TASK PROMPT
The line containing "var dt = 0.04;" marks the end: extract everything from the first line of the data through that line, exactly, with no pictures.

RECORDED INFORMATION
====================

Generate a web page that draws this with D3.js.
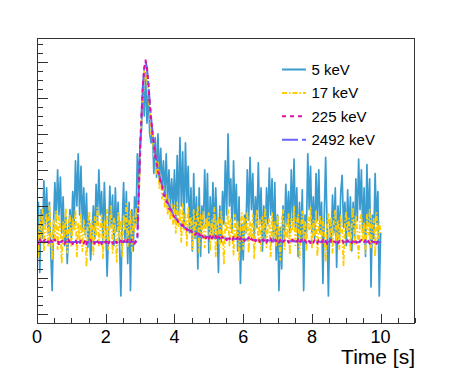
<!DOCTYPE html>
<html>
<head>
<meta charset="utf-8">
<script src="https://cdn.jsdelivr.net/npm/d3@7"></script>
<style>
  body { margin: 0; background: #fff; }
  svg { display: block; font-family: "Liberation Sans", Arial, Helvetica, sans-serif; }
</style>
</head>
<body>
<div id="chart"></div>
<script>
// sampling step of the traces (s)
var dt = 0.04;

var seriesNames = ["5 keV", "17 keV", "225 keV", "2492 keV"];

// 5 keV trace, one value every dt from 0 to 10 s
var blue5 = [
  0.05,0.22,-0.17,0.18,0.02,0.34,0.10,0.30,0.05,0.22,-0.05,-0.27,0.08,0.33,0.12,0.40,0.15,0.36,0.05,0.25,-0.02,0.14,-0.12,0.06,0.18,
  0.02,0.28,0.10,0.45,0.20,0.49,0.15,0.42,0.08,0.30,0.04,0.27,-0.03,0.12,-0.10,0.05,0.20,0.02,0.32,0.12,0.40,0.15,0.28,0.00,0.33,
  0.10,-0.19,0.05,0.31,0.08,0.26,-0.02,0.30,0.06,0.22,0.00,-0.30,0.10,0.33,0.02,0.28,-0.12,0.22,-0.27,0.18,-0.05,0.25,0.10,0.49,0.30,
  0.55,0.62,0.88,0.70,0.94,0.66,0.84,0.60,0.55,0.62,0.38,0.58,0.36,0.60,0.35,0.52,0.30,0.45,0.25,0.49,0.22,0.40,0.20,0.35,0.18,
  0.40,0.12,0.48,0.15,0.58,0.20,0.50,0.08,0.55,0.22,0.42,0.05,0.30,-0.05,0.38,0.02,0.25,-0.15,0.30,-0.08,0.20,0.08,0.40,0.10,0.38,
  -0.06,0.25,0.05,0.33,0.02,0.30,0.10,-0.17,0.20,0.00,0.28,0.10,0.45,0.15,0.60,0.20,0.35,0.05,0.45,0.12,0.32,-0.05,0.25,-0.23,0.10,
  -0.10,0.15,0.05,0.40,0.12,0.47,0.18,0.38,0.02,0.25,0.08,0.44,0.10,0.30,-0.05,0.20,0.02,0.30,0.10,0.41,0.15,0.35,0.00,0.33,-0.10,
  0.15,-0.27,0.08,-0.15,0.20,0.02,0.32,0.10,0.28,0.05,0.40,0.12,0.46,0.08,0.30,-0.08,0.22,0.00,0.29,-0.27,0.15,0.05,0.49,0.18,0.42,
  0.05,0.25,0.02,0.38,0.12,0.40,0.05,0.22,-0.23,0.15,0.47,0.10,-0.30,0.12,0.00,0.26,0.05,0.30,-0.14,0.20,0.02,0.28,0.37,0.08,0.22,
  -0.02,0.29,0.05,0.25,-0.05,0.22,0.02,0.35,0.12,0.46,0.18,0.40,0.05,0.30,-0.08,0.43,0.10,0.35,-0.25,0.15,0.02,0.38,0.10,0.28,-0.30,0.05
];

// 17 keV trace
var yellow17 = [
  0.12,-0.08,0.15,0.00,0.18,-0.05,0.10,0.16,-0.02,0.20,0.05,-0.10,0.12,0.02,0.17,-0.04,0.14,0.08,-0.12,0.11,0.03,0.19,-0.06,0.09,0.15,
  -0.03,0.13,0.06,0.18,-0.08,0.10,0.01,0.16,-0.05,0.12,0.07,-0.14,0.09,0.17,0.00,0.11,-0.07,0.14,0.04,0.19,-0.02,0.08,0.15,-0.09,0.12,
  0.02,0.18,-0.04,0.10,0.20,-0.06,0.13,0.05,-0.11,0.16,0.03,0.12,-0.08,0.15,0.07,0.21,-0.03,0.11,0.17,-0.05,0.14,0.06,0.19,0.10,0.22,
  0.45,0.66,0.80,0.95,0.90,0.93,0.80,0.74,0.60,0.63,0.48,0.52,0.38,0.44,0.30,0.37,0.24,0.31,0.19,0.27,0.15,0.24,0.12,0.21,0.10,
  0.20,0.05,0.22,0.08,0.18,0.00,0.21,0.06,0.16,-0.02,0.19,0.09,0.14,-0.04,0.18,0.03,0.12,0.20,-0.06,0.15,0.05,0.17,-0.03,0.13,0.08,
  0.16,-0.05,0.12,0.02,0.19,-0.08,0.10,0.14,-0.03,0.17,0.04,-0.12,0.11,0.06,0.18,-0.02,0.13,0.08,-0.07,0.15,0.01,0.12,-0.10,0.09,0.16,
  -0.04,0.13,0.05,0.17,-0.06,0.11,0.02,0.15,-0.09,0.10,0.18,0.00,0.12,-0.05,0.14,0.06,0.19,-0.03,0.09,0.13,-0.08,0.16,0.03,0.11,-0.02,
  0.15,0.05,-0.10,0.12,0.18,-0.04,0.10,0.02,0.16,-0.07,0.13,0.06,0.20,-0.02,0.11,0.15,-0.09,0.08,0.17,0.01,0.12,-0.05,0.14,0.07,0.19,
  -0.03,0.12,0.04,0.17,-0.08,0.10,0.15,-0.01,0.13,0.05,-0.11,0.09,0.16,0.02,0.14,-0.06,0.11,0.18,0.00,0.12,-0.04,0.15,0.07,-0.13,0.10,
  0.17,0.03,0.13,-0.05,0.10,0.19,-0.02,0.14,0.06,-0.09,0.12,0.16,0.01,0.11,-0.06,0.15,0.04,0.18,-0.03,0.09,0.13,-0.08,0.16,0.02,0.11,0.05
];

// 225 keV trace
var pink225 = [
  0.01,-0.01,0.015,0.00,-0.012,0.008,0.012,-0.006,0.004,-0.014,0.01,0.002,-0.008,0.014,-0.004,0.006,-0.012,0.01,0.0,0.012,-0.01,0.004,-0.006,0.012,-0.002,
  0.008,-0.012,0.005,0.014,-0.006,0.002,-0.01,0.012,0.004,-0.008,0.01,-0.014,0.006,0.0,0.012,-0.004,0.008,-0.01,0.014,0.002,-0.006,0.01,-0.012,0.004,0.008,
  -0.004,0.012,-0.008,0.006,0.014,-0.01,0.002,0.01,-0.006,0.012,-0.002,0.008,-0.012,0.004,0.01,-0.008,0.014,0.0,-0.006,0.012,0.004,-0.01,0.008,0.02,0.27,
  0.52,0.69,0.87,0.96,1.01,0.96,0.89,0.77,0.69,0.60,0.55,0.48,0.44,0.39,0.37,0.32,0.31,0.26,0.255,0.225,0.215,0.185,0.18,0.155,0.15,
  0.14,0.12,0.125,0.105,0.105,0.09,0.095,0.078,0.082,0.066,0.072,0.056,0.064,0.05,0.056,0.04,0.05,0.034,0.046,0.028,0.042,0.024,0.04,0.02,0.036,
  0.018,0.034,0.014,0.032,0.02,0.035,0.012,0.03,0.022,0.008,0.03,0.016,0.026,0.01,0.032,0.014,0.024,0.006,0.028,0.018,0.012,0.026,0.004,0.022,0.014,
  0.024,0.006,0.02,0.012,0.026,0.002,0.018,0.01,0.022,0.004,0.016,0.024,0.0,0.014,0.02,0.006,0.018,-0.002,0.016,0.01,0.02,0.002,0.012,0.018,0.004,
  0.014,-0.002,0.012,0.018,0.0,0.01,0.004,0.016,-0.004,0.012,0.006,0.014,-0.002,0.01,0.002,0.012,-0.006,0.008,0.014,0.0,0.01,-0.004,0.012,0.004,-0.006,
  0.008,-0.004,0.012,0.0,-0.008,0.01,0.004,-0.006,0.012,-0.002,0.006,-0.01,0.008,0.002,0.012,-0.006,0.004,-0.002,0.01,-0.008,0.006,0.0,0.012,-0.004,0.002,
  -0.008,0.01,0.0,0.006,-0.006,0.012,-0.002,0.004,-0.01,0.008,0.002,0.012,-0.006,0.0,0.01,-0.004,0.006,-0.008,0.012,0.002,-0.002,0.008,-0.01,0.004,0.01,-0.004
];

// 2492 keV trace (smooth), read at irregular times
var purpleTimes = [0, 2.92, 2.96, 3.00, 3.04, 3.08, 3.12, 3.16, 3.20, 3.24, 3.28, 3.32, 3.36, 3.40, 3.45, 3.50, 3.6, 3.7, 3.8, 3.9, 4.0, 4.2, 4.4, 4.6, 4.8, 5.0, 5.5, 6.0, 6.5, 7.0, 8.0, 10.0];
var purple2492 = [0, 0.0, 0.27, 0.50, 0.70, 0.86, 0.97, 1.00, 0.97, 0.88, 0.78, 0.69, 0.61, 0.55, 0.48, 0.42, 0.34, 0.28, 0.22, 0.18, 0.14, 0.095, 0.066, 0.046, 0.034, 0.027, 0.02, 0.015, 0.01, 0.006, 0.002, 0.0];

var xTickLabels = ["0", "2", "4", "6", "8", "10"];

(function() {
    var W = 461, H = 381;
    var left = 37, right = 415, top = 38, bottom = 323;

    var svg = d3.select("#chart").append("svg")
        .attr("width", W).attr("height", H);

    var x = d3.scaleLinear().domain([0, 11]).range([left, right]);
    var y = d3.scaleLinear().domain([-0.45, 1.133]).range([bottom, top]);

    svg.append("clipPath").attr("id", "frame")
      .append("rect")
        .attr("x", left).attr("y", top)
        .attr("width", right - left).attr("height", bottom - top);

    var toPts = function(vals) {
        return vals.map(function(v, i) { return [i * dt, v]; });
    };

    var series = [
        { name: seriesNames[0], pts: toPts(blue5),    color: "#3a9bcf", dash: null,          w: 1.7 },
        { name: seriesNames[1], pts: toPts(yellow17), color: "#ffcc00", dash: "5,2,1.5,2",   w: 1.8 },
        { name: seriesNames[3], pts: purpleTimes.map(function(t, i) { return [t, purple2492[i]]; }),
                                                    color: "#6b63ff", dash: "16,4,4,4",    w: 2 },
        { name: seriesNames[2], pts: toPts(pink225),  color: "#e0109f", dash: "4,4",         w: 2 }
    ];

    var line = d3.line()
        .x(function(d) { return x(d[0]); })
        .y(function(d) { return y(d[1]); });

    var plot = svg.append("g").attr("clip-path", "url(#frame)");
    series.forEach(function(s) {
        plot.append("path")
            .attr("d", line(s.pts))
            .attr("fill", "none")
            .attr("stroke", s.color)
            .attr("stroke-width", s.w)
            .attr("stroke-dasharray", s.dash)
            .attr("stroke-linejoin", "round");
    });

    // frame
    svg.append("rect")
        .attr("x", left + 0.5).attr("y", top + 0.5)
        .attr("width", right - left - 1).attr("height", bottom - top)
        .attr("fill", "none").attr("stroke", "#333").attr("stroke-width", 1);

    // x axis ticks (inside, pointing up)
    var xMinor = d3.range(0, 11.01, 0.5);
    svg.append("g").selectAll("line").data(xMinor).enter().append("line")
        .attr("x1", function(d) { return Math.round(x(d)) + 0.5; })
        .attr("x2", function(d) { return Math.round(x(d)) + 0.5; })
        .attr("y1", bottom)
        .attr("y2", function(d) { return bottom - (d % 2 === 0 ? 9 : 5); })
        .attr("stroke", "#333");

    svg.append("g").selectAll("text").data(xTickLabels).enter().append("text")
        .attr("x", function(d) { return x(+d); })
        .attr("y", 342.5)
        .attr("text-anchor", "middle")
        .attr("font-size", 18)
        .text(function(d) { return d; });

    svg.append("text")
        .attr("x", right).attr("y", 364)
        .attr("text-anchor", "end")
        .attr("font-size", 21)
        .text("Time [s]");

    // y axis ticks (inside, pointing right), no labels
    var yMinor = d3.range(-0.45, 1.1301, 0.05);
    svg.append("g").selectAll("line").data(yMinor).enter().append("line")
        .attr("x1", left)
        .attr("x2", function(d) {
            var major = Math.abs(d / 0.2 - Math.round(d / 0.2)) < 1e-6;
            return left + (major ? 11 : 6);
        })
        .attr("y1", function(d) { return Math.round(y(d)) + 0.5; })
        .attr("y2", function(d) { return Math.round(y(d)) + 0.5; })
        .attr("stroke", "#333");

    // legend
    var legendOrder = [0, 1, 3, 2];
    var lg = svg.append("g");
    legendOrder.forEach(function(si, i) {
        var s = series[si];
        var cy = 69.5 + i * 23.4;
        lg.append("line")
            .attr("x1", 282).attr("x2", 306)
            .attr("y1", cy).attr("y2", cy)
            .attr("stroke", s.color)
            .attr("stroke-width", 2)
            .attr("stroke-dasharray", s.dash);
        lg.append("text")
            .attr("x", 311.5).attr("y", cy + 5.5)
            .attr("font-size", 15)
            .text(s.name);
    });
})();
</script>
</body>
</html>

====================

RESULT OF THIS TASK
Generate a web page that draws this with D3.js.
<!DOCTYPE html>
<html>
<head>
<meta charset="utf-8">
<script src="https://cdn.jsdelivr.net/npm/d3@7"></script>
<style>
  body { margin: 0; background: #fff; }
  svg { display: block; font-family: "Liberation Sans", Arial, Helvetica, sans-serif; }
</style>
</head>
<body>
<div id="chart"></div>
<script>
// sampling step of the traces (s)
var dt = 0.04;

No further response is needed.